The seven East African Community Member States have increased their total organic waste production reaching 57 percent of the overall generated waste.
That should be more than the world average waste production clocking at 46 percent.
At least that came to light recently during the inaugural Africa Waste is Wealth Series of meetings held in Nairobi, Kenya.
Officially opened by the Kenyan Permanent Secretary, Ministry of Environment, Climate Change and Forestry, Festus Ng’eno, the event was organized by Taka Ni Mali, the East African Business Council, and the Alliance for Science
It has been found that much of the solid waste being churned out by EAC Member States is mainly paper and plastic garbage.
This is despite the fact that Kenya, Rwanda and Tanzania have banned the use of plastic bags and polythene based packaging materials.
In reflection to that, it is being estimated that the Cost of adapting to climate change across the African Continent could reach USD 50 billion a year by 2050.
That is according to research commissioned by the United Nations Environment Programme (UNEP).
On the other hand the African Development Bank further acknowledged the impact of climate change on Africa, pointing out that African economies have already lost between 5 percent and 15 percent to their economies as a result of climate change.
UNEP, which is responsible for coordinating responses to environmental issues within the United Nations system, estimates that if the global temperature increase is kept within 2°C above pre industrial levels, the continent will drastically suffer the consequences.

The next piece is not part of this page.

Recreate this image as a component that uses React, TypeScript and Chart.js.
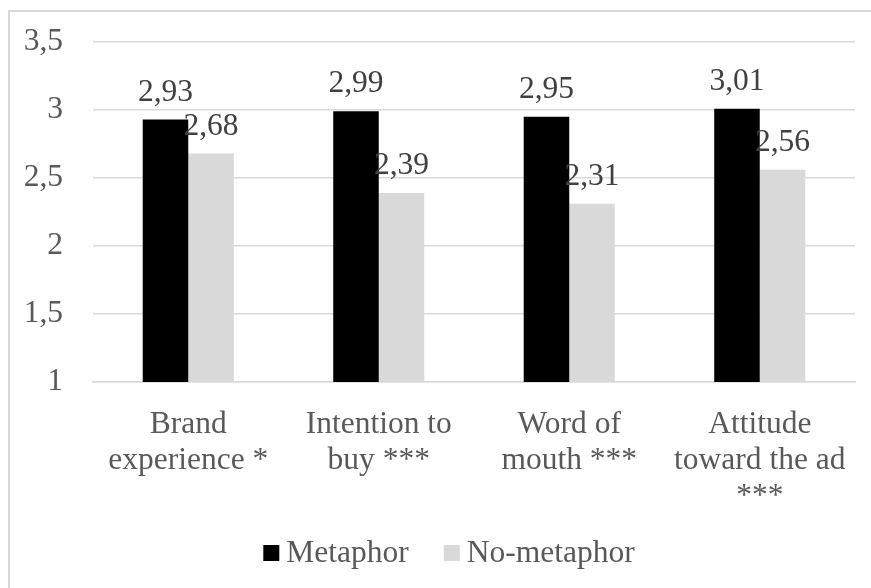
import React, { useEffect, useRef } from "react";
import { Chart, registerables } from "chart.js";

Chart.register(...registerables);

// Category labels, split over lines as drawn under the axis
const categories: string[][] = [
  ["Brand", "experience *"],
  ["Intention to", "buy ***"],
  ["Word of", "mouth ***"],
  ["Attitude", "toward the ad", "***"],
];
const seriesNames = ["Metaphor", "No-metaphor"];
const metaphor = [2.93, 2.99, 2.95, 3.01];
const noMetaphor = [2.68, 2.39, 2.31, 2.56];
const yMin = 1;
const yMax = 3.5;
const yStep = 0.5;

const FONT = '"Liberation Serif", "Times New Roman", serif';
const FONT_SIZE = 31.5;
const TEXT = "#595959";
const LABEL = "#404040";
const GRID = "#d9d9d9";
const COLORS = ["#000000", "#d9d9d9"];

const decimalComma = (v: number, digits?: number) =>
  (digits === undefined ? String(v) : v.toFixed(digits)).replace(".", ",");

// Values printed above every bar
const valueLabels = {
  id: "valueLabels",
  afterDatasetsDraw(chart: any) {
    const ctx = chart.ctx;
    ctx.save();
    ctx.font = `${FONT_SIZE}px ${FONT}`;
    ctx.fillStyle = LABEL;
    ctx.textAlign = "center";
    ctx.textBaseline = "alphabetic";
    chart.data.datasets.forEach((ds: any, i: number) => {
      const meta = chart.getDatasetMeta(i);
      meta.data.forEach((el: any, j: number) => {
        ctx.fillText(decimalComma(ds.data[j], 2), el.x, el.y - 19);
      });
    });
    ctx.restore();
  },
};

// Legend row along the bottom: square swatch followed by the series name
const bottomLegend = {
  id: "bottomLegend",
  afterDraw(chart: any) {
    const ctx = chart.ctx;
    ctx.save();
    ctx.font = `${FONT_SIZE}px ${FONT}`;
    ctx.textBaseline = "middle";
    ctx.textAlign = "left";
    const box = 16;
    const gap = 7;
    const itemGap = 35;
    const items = chart.data.datasets.map((ds: any) => ({
      text: ds.label,
      color: ds.backgroundColor,
      w: box + gap + ctx.measureText(ds.label).width,
    }));
    const total =
      items.reduce((s: number, it: any) => s + it.w, 0) + itemGap * (items.length - 1);
    let x = 449 - total / 2;
    const cy = 553;
    items.forEach((it: any) => {
      ctx.fillStyle = it.color;
      ctx.fillRect(x, cy - box / 2, box, box);
      ctx.fillStyle = TEXT;
      ctx.fillText(it.text, x + box + gap, cy + 1);
      x += it.w + itemGap;
    });
    ctx.restore();
  },
};

export default function App() {
  const canvasRef = useRef<HTMLCanvasElement | null>(null);

  useEffect(() => {
    if (!canvasRef.current) return;
    const chart = new Chart(canvasRef.current, {
      type: "bar",
      data: {
        labels: categories,
        datasets: [
          { label: seriesNames[0], data: metaphor, backgroundColor: COLORS[0] },
          { label: seriesNames[1], data: noMetaphor, backgroundColor: COLORS[1] },
        ],
      },
      options: {
        animation: false,
        responsive: false,
        devicePixelRatio: 1,
        layout: { padding: { left: 0, right: 16, top: 42, bottom: 0 } },
        datasets: {
          bar: { categoryPercentage: 0.478, barPercentage: 1, borderWidth: 0 },
        },
        plugins: {
          legend: { display: false },
          tooltip: { enabled: false },
        },
        scales: {
          x: {
            grid: { display: false },
            border: { display: true, color: GRID, width: 1.5 },
            ticks: {
              color: TEXT,
              font: { family: FONT, size: FONT_SIZE, lineHeight: 1.143 },
              padding: 17,
              maxRotation: 0,
              autoSkip: false,
            },
            afterFit(scale: any) {
              scale.height = 206;
            },
          },
          y: {
            min: yMin,
            max: yMax,
            grid: { color: GRID, lineWidth: 1.5, drawTicks: false },
            border: { display: false },
            ticks: {
              stepSize: yStep,
              color: TEXT,
              font: { family: FONT, size: FONT_SIZE },
              padding: 30,
              callback: (v: any) => decimalComma(Number(v)),
            },
            afterFit(scale: any) {
              scale.width = 93;
              // keep the label gap from reserving extra room above/below the plot
              scale.paddingTop = 18;
              scale.paddingBottom = 18;
            },
          },
        },
      },
      plugins: [valueLabels, bottomLegend],
    });
    return () => chart.destroy();
  }, []);

  return (
    <div
      style={{
        position: "fixed",
        left: 0,
        top: 0,
        width: 871,
        height: 588,
        overflow: "hidden",
        background: "#ffffff",
      }}
    >
      <div
        style={{
          position: "absolute",
          left: 8,
          top: 10,
          width: 900,
          height: 620,
          border: `2px solid ${GRID}`,
        }}
      />
      <canvas
        ref={canvasRef}
        width={871}
        height={588}
        style={{ position: "absolute", left: 0, top: 0 }}
      />
    </div>
  );
}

Waste collection and transport services are mainly in urban centers with 55 percent of collection coverage and less than 9 percent in urban and rural areas.
The East African Business Council, operating from Arusha, Tanzania says it places climate change and the circular economy on its top priorities.
The council has established a Board Subcommittee on Climate Change and, in partnership with GIZ-GFA, successfully organized a dialogue on zero waste in East Africa.
“As East Africans, we should all embrace the concept of Zero Waste and transition our business models from linear to circular economy, “says the EABC Executive John Bosco Kalisa.
Latest study on the impact of global crises on food security reveals that agriculture in the EAC heavily relies on rainfall, making it vulnerable to the effects of climate change.
A one-degree Celsius increase in temperature in developing countries is associated with a 3 percentage point decline in agricultural output.
This is further exacerbated by food loss and wastage (FLW) that occurs at various stages of the food value chain.
The EAC Partners states recognize that development activities may negatively impact the environment leading to the depletion of natural resources, and degradation of the environment, and that a clean and healthy environment is essential for sustainable development.
The Treaty Partner States agreed to cooperate in the Prevention of Illegal Trade in and Movement of Toxic Chemicals, Substances, and Hazardous Wastes and have agreed to harmonize their legal and regulatory framework for the management, movement, utilization, and disposal of toxic substances.